Le Chiese umbre, attraverso le Caritas e altri suoi organismi caritativi, nell’adottare il Vademecum sull’accoglienza dei profughi che la Cei ha comunicato alle diocesi il 13 ottobre si stanno prodigando per ospitare con dignità le persone costrette alla fuga dai Paesi di origine a causa di guerre, violenze, ingiustizie e fame. Arrivano in Europa chiedendo accoglienza, ma 2.987 di loro, nei soli primi nove mesi del 2015, hanno perso la vita nel Mediterraneo, pari a circa i tre quarti dei 4.093 migranti morti in tutto il mondo nello stesso periodo (dati Oim, Organizzazione internazionale per le migrazioni, ndr). Sono cifre che non possono non scuotere le coscienze, in particolare dei nostri governanti affinché adottino misure per evitare nuove carneficine”. È il commento di Daniela Monni, direttore della Caritas di Perugia – Città della Pieve, che si unisce a quello di Giorgio Pallucco, delegato Caritas regionale, nel ricordare quanto si sta facendo in Umbria, e non solo a livello ecclesiale.

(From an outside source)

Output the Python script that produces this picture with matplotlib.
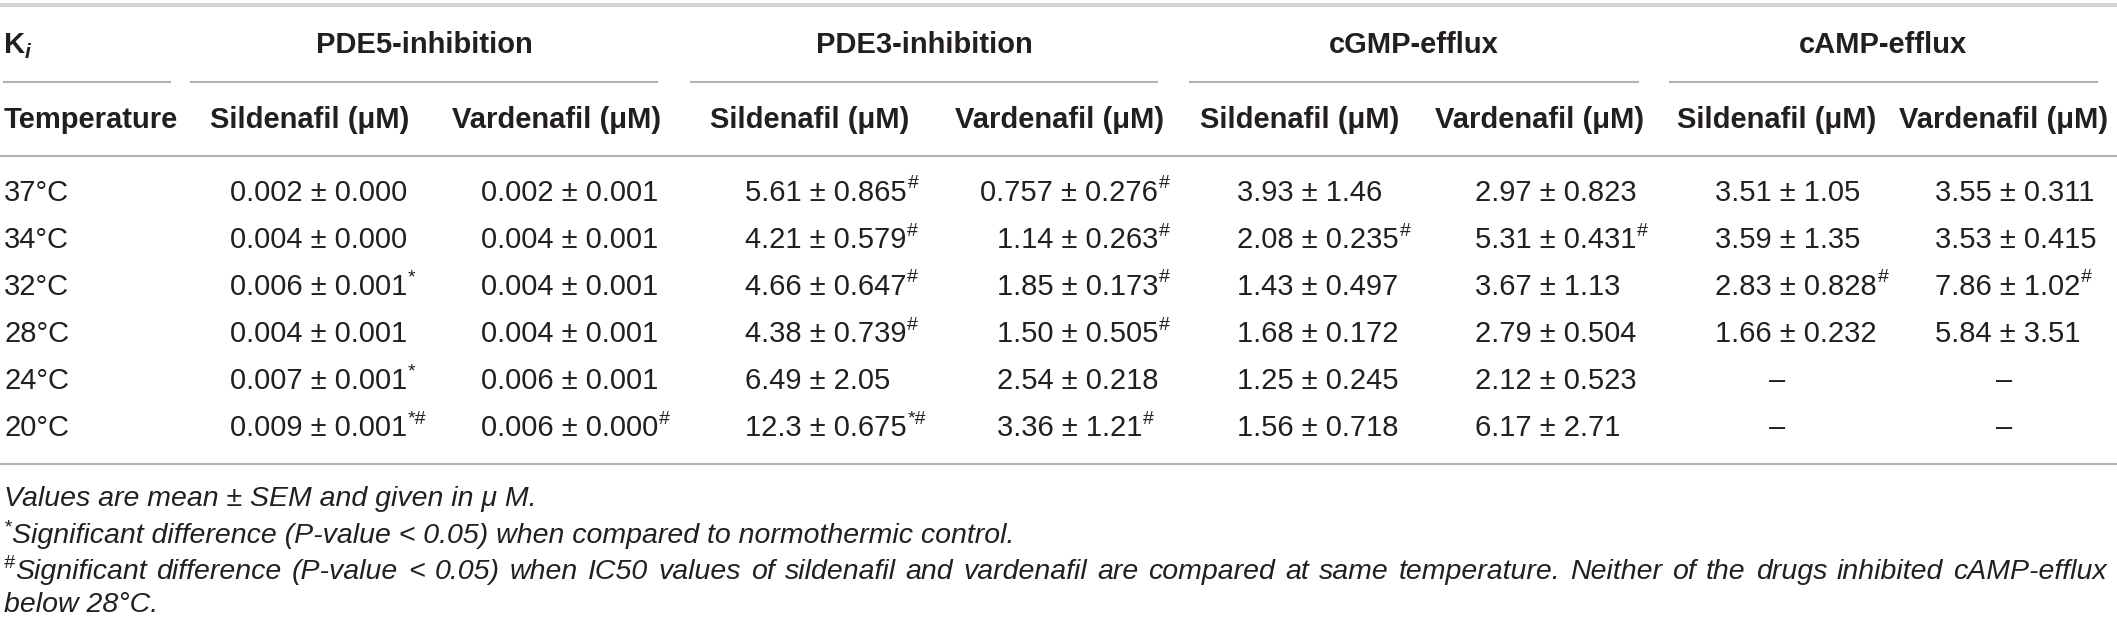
import numpy as np
import matplotlib.pyplot as plt

W, H = 2117, 618
DPI = 100
FONT = "Liberation Sans"
TEXT_COLOR = "#231f20"
LINE_COLOR = "#b4b4b4"
TOP_LINE_COLOR = "#d4d4d4"

temperatures = ["37°C", "34°C", "32°C", "28°C", "24°C", "20°C"]
groups = ["PDE5-inhibition", "PDE3-inhibition", "cGMP-efflux", "cAMP-efflux"]
drugs = ["Sildenafil (μM)", "Vardenafil (μM)"]

pde5_sildenafil = ["0.002 ± 0.000", "0.004 ± 0.000", "0.006 ± 0.001*",
                   "0.004 ± 0.001", "0.007 ± 0.001*", "0.009 ± 0.001*#"]
pde5_vardenafil = ["0.002 ± 0.001", "0.004 ± 0.001", "0.004 ± 0.001",
                   "0.004 ± 0.001", "0.006 ± 0.001", "0.006 ± 0.000#"]
pde3_sildenafil = ["5.61 ± 0.865#", "4.21 ± 0.579#", "4.66 ± 0.647#",
                   "4.38 ± 0.739#", "6.49 ± 2.05", "12.3 ± 0.675*#"]
pde3_vardenafil = ["0.757 ± 0.276#", "1.14 ± 0.263#", "1.85 ± 0.173#",
                   "1.50 ± 0.505#", "2.54 ± 0.218", "3.36 ± 1.21#"]
cgmp_sildenafil = ["3.93 ± 1.46", "2.08 ± 0.235#", "1.43 ± 0.497",
                   "1.68 ± 0.172", "1.25 ± 0.245", "1.56 ± 0.718"]
cgmp_vardenafil = ["2.97 ± 0.823", "5.31 ± 0.431#", "3.67 ± 1.13",
                   "2.79 ± 0.504", "2.12 ± 0.523", "6.17 ± 2.71"]
camp_sildenafil = ["3.51 ± 1.05", "3.59 ± 1.35", "2.83 ± 0.828#",
                   "1.66 ± 0.232", "–", "–"]
camp_vardenafil = ["3.55 ± 0.311", "3.53 ± 0.415", "7.86 ± 1.02#",
                   "5.84 ± 3.51", "–", "–"]

footnotes = [
    ("", "Values are mean ± SEM and given in μ M."),
    ("*", "Significant difference (P-value < 0.05) when compared to normothermic control."),
    ("#", "Significant difference (P-value < 0.05) when IC50 values of sildenafil and "
          "vardenafil are compared at same temperature. Neither of the drugs inhibited cAMP-efflux"),
    ("", "below 28°C."),
]

# layout in pixels
COL_CENTER = [310, 557, 810, 1060, 1300, 1540, 1777, 2004]
COL_LEFT = [230, 481, 745, 997, 1237, 1475, 1715, 1935]
GROUP_SPAN = [(191, 657), (691, 1157), (1190, 1638), (1670, 2097)]
KI_SPAN = (4, 170)
Y_TOP_LINE = 5
Y_GROUP = 45
Y_UNDER = 82
Y_SUB = 120
Y_HEAD_LINE = 156
Y_ROWS = [193, 240, 287, 334, 381, 428]
Y_BOTTOM_LINE = 464
Y_NOTES = [499, 536, 572, 605]
NOTE_RIGHT = 2107

SIZE = 21
SUP_SIZE = 14
NOTE_SIZE = 20.5


def width_of(ax, renderer, s, **kw):
    t = ax.text(0, 0, s, fontfamily=FONT, **kw)
    w = t.get_window_extent(renderer).width
    t.remove()
    return w


def draw_cell(ax, renderer, value, x_pm, x_center, y):
    if value == "–":
        ax.text(x_center, y, value, ha="center", va="center",
                fontsize=SIZE, fontfamily=FONT, color=TEXT_COLOR)
        return
    marks = ""
    while value[-1] in "*#":
        marks = value[-1] + marks
        value = value[:-1]
    first = value.split(" ± ")[0]
    offset = width_of(ax, renderer, first + " ±", fontsize=SIZE) - \
        width_of(ax, renderer, "±", fontsize=SIZE)
    x0 = x_pm - offset
    t = ax.text(x0, y, value, ha="left", va="center",
                fontsize=SIZE, fontfamily=FONT, color=TEXT_COLOR)
    if marks:
        x1 = x0 + t.get_window_extent(renderer).width
        ax.text(x1 + 1, y - 9, marks, ha="left", va="center",
                fontsize=SUP_SIZE, fontfamily=FONT, color=TEXT_COLOR)


def draw_justified(ax, renderer, mark, text, y, x_start, x_end):
    x = x_start
    if mark:
        ax.text(x, y - 8, mark, ha="left", va="center", fontsize=SUP_SIZE,
                fontfamily=FONT, fontstyle="italic", color=TEXT_COLOR)
        x += width_of(ax, renderer, mark, fontsize=SUP_SIZE, fontstyle="italic")
    words = text.split(" ")
    widths = [width_of(ax, renderer, w, fontsize=NOTE_SIZE, fontstyle="italic")
              for w in words]
    gap = (x_end - x - sum(widths)) / (len(words) - 1)
    for word, w in zip(words, widths):
        ax.text(x, y, word, ha="left", va="center", fontsize=NOTE_SIZE,
                fontfamily=FONT, fontstyle="italic", color=TEXT_COLOR)
        x += w + gap


def main():
    fig = plt.figure(figsize=(W / DPI, H / DPI), dpi=DPI)
    ax = fig.add_axes([0, 0, 1, 1])
    ax.set_xlim(0, W)
    ax.set_ylim(H, 0)
    ax.axis("off")
    renderer = fig.canvas.get_renderer()

    columns = [pde5_sildenafil, pde5_vardenafil, pde3_sildenafil,
               pde3_vardenafil, cgmp_sildenafil, cgmp_vardenafil,
               camp_sildenafil, camp_vardenafil]

    # rules
    ax.plot([0, W], [Y_TOP_LINE, Y_TOP_LINE], color=TOP_LINE_COLOR, lw=3)
    ax.plot(KI_SPAN, [Y_UNDER, Y_UNDER], color=LINE_COLOR, lw=1.5)
    for x0, x1 in GROUP_SPAN:
        ax.plot([x0, x1], [Y_UNDER, Y_UNDER], color=LINE_COLOR, lw=1.5)
    ax.plot([0, W], [Y_HEAD_LINE, Y_HEAD_LINE], color=LINE_COLOR, lw=1.5)
    ax.plot([0, W], [Y_BOTTOM_LINE, Y_BOTTOM_LINE], color=LINE_COLOR, lw=1.5)

    # header
    ax.text(4, Y_GROUP, "K", ha="left", va="center", fontsize=SIZE,
            fontfamily=FONT, fontweight="bold", color=TEXT_COLOR)
    kw = width_of(ax, renderer, "K", fontsize=SIZE, fontweight="bold")
    ax.text(4 + kw, Y_GROUP + 7, "i", ha="left", va="center", fontsize=15,
            fontfamily=FONT, fontweight="bold", fontstyle="italic",
            color=TEXT_COLOR)
    for name, (x0, x1) in zip(groups, GROUP_SPAN):
        ax.text((x0 + x1) / 2, Y_GROUP, name, ha="center", va="center",
                fontsize=SIZE, fontfamily=FONT, fontweight="bold",
                color=TEXT_COLOR)
    ax.text(4, Y_SUB, "Temperature", ha="left", va="center", fontsize=SIZE,
            fontfamily=FONT, fontweight="bold", color=TEXT_COLOR)
    for i, xc in enumerate(COL_CENTER):
        ax.text(xc, Y_SUB, drugs[i % 2], ha="center", va="center",
                fontsize=SIZE, fontfamily=FONT, fontweight="bold",
                color=TEXT_COLOR)

    # body
    for temp, y in zip(temperatures, Y_ROWS):
        ax.text(4, y, temp, ha="left", va="center", fontsize=SIZE,
                fontfamily=FONT, color=TEXT_COLOR)
    for col, xl, xc in zip(columns, COL_LEFT, COL_CENTER):
        first = col[1].split(" ± ")[0]
        x_pm = xl + width_of(ax, renderer, first + " ±", fontsize=SIZE) - \
            width_of(ax, renderer, "±", fontsize=SIZE)
        for value, y in zip(col, Y_ROWS):
            draw_cell(ax, renderer, value, x_pm, xc, y)

    # footnotes
    for i, ((mark, note), y) in enumerate(zip(footnotes, Y_NOTES)):
        if i == 2:
            draw_justified(ax, renderer, mark, note, y, 4, NOTE_RIGHT)
            continue
        x = 4
        if mark:
            ax.text(x, y - 8, mark, ha="left", va="center", fontsize=SUP_SIZE,
                    fontfamily=FONT, fontstyle="italic", color=TEXT_COLOR)
            x += width_of(ax, renderer, mark, fontsize=SUP_SIZE, fontstyle="italic")
        ax.text(x, y, note, ha="left", va="center", fontsize=NOTE_SIZE,
                fontfamily=FONT, fontstyle="italic", color=TEXT_COLOR)

    fig.savefig("out.png", dpi=DPI)
    plt.close(fig)


if __name__ == "__main__":
    main()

Basti pensare che i profughi/migranti accolti sono quasi 1.600 con una quota massima di circa 2.000 persone (assegnata dal ministero dell’Interno all’Umbria, dato settembre 2015). Diversi di loro rientrano in progetti come lo Sprar (Sistema di protezione per richiedenti asilo e rifugiati), che alcune Caritas diocesane, come quella di Terni-Narni-Amelia, gestiscono in collaborazione con l’Arci. Attualmente nelle strutture ecclesiali sono ospitati 300 migranti, la cui disponibilità complessiva è di 506 persone (incluse le 231 del progetto Sprar). “Nel contempo – afferma Pallucco – le Caritas diocesane si stanno impegnando a raccogliere le disponibilità offerte da parrocchie, monasteri, istituti religiosi e santuari che hanno la possibilità di offrire vitto e alloggio”. E questo, evidenzia il delegato Caritas Umbria, “deve avvenire seguendo le indicazioni del Vademecum della Cei, che raccomanda alloggi dignitosi e nel rispetto delle normative vigenti in materia di sicurezza e igiene, e con coperture assicurative per la responsabilità civile”.

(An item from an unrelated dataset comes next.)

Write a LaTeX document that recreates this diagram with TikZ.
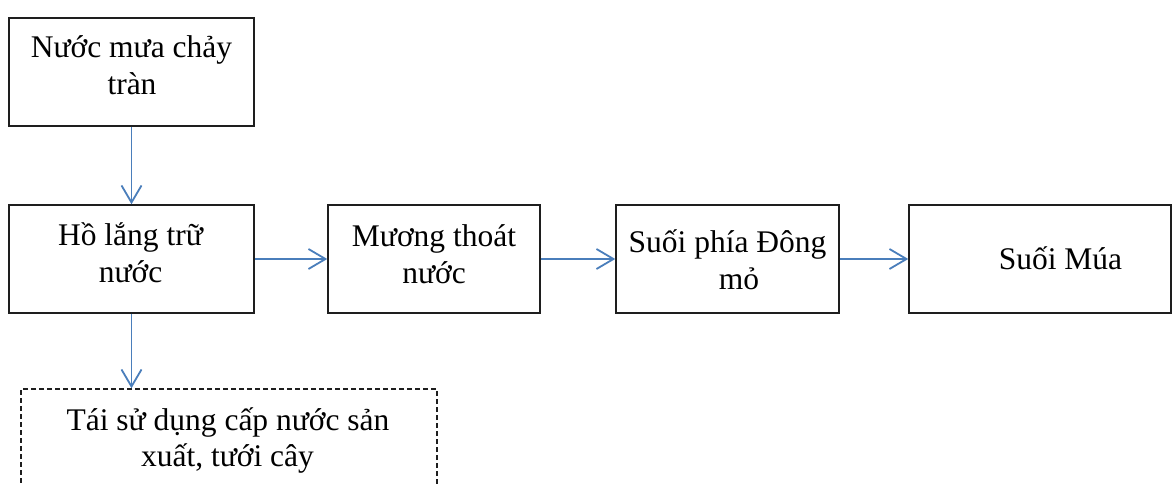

L’ospitalità offerta dalla Chiesa ai profughi, “secondo quanto evidenzia il Vademecum – cita Pallucco – è ‘un gesto concreto e gratuito, un servizio, segno di accoglienza che si affianca ai molti altri a favore dei poveri (disoccupati, famiglie in difficoltà, anziani soli, minori non accompagnati, diversamente abili, vittime di tratta, senza dimora…) presenti nelle nostre Chiese: un supplemento di umanità, anche per vincere la paura e i pregiudizi’”.
In Italia, nei primi nove mesi del 2015, su circa 95 mila migranti ospitati nei diversi Centri di accoglienza ordinari (Cara) e straordinari (Cas), nonché attraverso gli Sprar, hanno trovato ospitalità ben 22 mila di loro, di cui 8.000 in conventi, santuari e seminari, e in generale in 1.600 strutture, soprattutto centri di accoglienza di piccole dimensioni gestisti da Caritas, Migrantes e altri enti collegati.
Quest’ospitalità, secondo la Fondazione Migrantes, è più che raddoppiata rispetto allo scorso anno (10 mila persone nei primi nove mesi del 2014). Come sostiene il suo direttore, mons. Giancarlo Perego, “dopo l’ultimo appello del Papa abbiamo verificato che risultano accolte nelle parrocchie italiane 2.500 persone, e centinaia di parrocchie stanno dando disponibilità all’accoglienza”. Da tenere presente che in Italia sono 27 mila le parrocchie potenzialmente interessate all’accoglienza dei profughi. Mentre in Europa, secondo il presidente del Pontificio consiglio della pastorale per i migranti e gli itineranti, card. Antonio Maria Vegliò, “se tutte le parrocchie europee (120 mila, ndr) aprissero le porte, almeno 600 mila migranti potrebbero essere accolti”.